You’ve mentioned how important music is to you when you’re writing. What were you listening to when you wrote Dermaphoria?
Mostly film score stuff or some jazz. I need music I can enjoy listening to, but also tuning out if I need to focus. It’s got to be instrumental- no lyrics while I’m writing. The last part of the book was written mostly to an Australian jazz band called The Necks.
You gave up a well-paying career in the high-tech industry to write. Do you think you could have written either novel while working full-time?
Not a chance. Even if I could have managed my time enough to do both (which I could only have done without eating or sleeping), the stress and mental demands of my old career would have made it impossible.
Do you have a set routine, or word count quota you try to meet each day?
My goal is 1,000 words a day when I’m roughing out a new novel. When I have a working draft, I try to re-write about ten pages per day. All sorts of things conspire to change that, and I have good days and bad. My routine is wake up, shower, coffee, go to the library and write until my quota’s done.
How many times do you typically edit a manuscript?
I’ll do roughly fifteen or twenty rewrites of a manuscript before it’s typeset, about half of those before my editor sees it, the other half after. After the initial cleanup and reworking of the story, I’ll dedicate each draft to two or three specific tasks. One draft might be sentence structure and verb tenses, the next might be all dialogue editing.
Can you give us some hints on what your next book will be like?
I don’t know the title, yet, but it’s going to be an expansion of a short story called The Fade that I posted on my website.
A lot of your influences are contemporary authors. Do you have any older influences, or books considered classics?
My knowledge of the classics is embarrassing, truth be told. As ‘classic’ as I get would be Edgar Allen Poe. Having more time to write means having more time to read, so I plan on tunneling backward, literature-wise, in the next few years, and learning about all of the literature I slept through in high school and college.

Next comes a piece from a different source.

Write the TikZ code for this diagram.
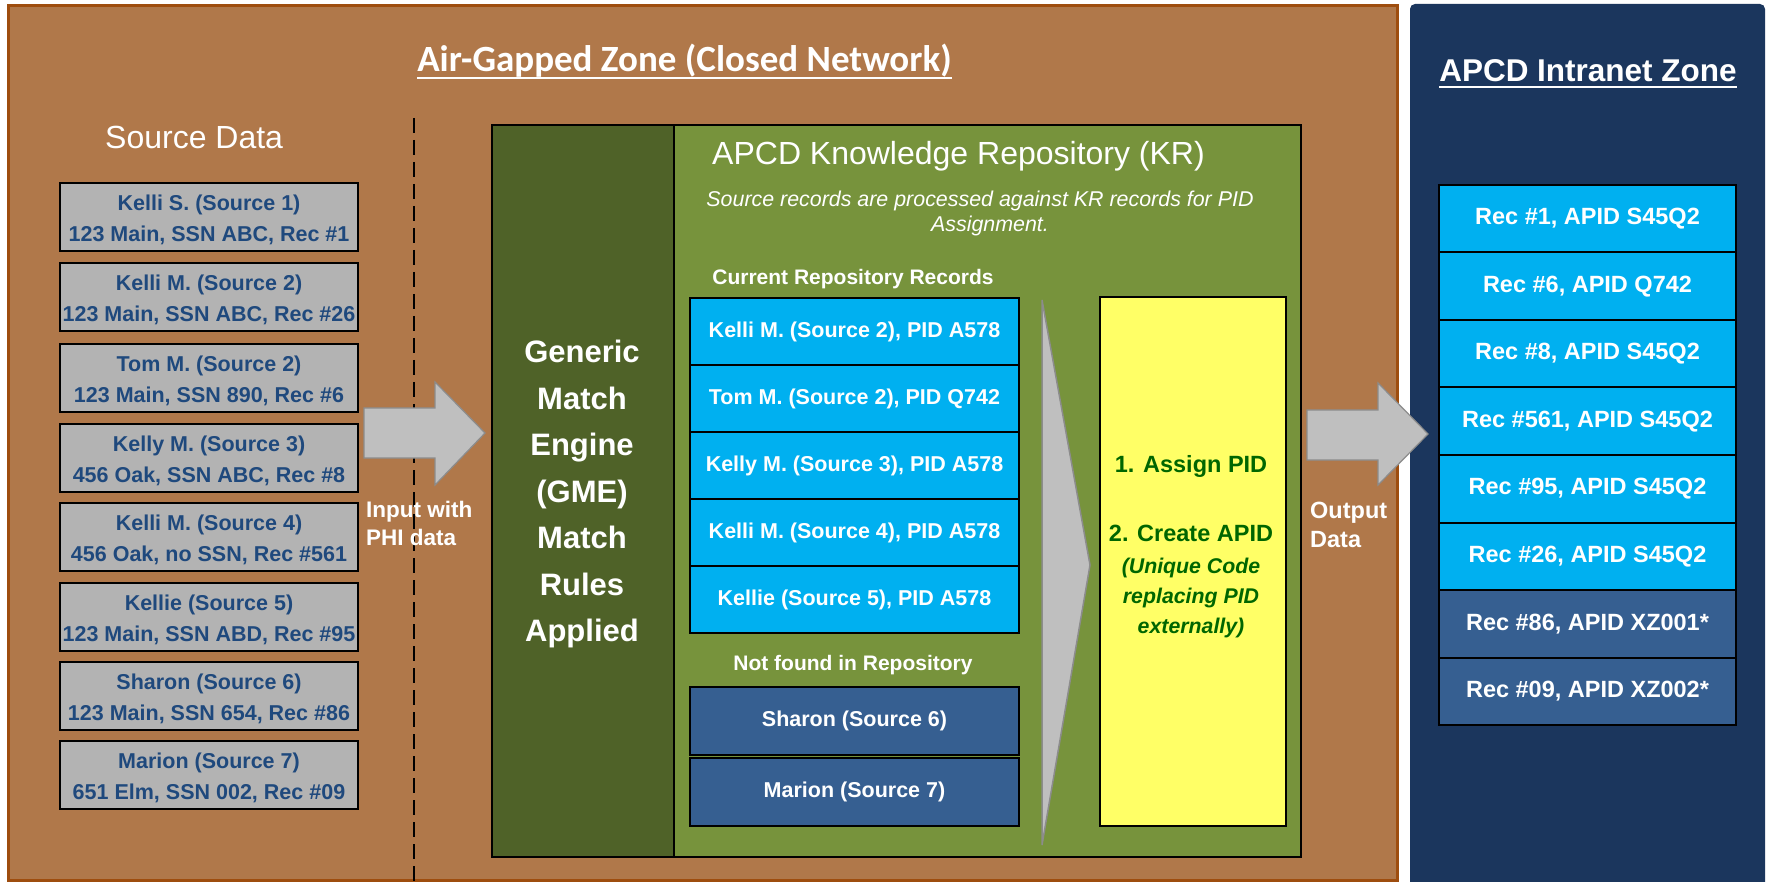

Any plans for a book tour in the U.K.?
No plans, but I’d like to get out there. The Handbook is doing well, with a new edition of it coming out soon, and Dermaphoria’s following in the Spring. With any luck I’ll be there some time during the coming year.
In the meantime, where can U.K. readers get Dermaphoria?
If you mean right now, then they’ll have to track it down online. The UK version is due out in April or May, I think.